To access these values require benchmark-log.ss

> (read-benchmark-log file-name)
read-benchmark-log : (U string path) -> (listof run)

Reads the give file-name returning the contents (which
should be a list of runs)

> (find-most-recent-run file-name name)
find-most-recent-run : (U string path) string -> (U run #f)

Find the most recent run for the benchmark case with the
given name, or #f if no run is found.

> (add-run file-name name times)
add-run : (U string path) (vectorof time) -> void

Add a run to the given benchmark log file

> (run-name run)
run-name : run -> string

> (run-times run)
run-times : run -> (vectorof integer)


Benchmark files are stored in a simple sexpression format:
  ;; A benchmark log is a (listof run)

  ;; A run is (vector name description seconds (vectorof time) mean std-dev)
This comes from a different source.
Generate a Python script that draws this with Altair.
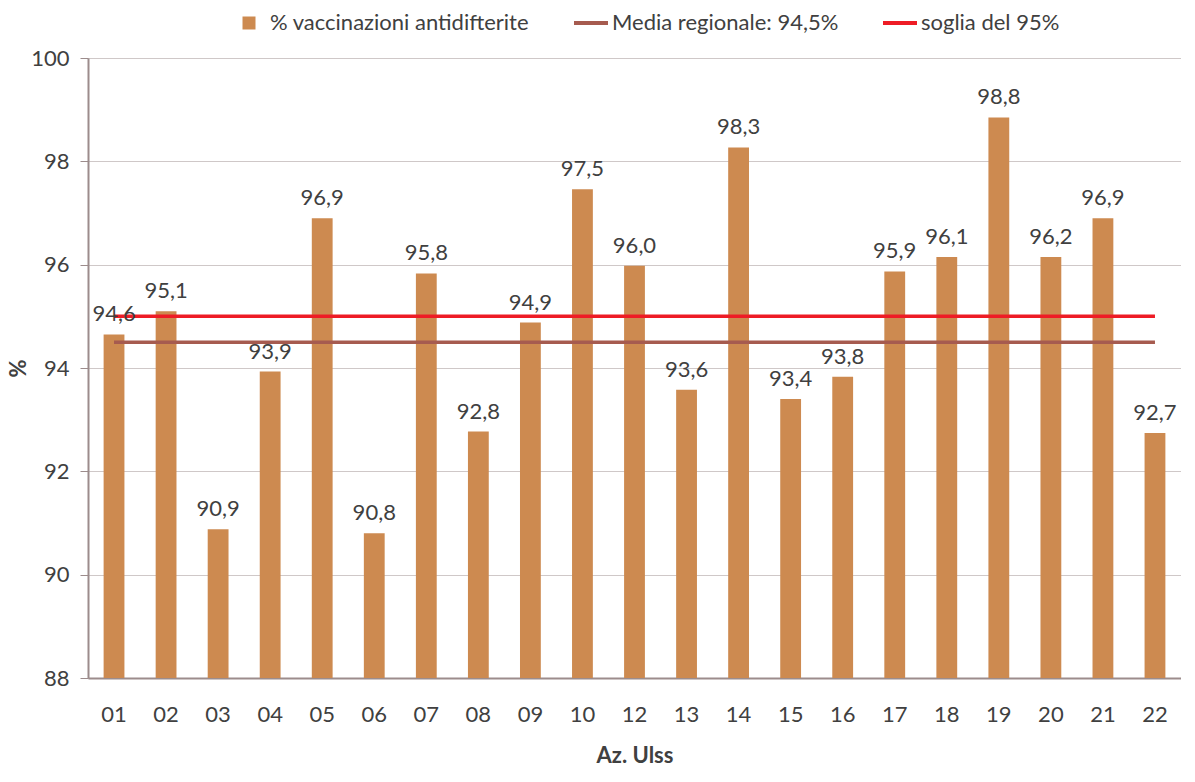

  ;; name is a string, the name of the test-case the timing is for

  ;; description is a string, describing the changes implemented in this run
  
  ;; seconds is an integer, the value of current-seconds at
  ;; the time the data was first written

  ;; time is an integer, the runtime of the test

  ;; mean is a number, the mean of the times

  ;; std-dev is a number, the standard deviation of the times

Note the description field.  This is provided for you to
note down the methods you used to increase the speed of your
benchmarks.  At the moment you have to do edit it by hand.

At the moment the benchmark log file for a file is simply
the file name with .benchmark-log appended.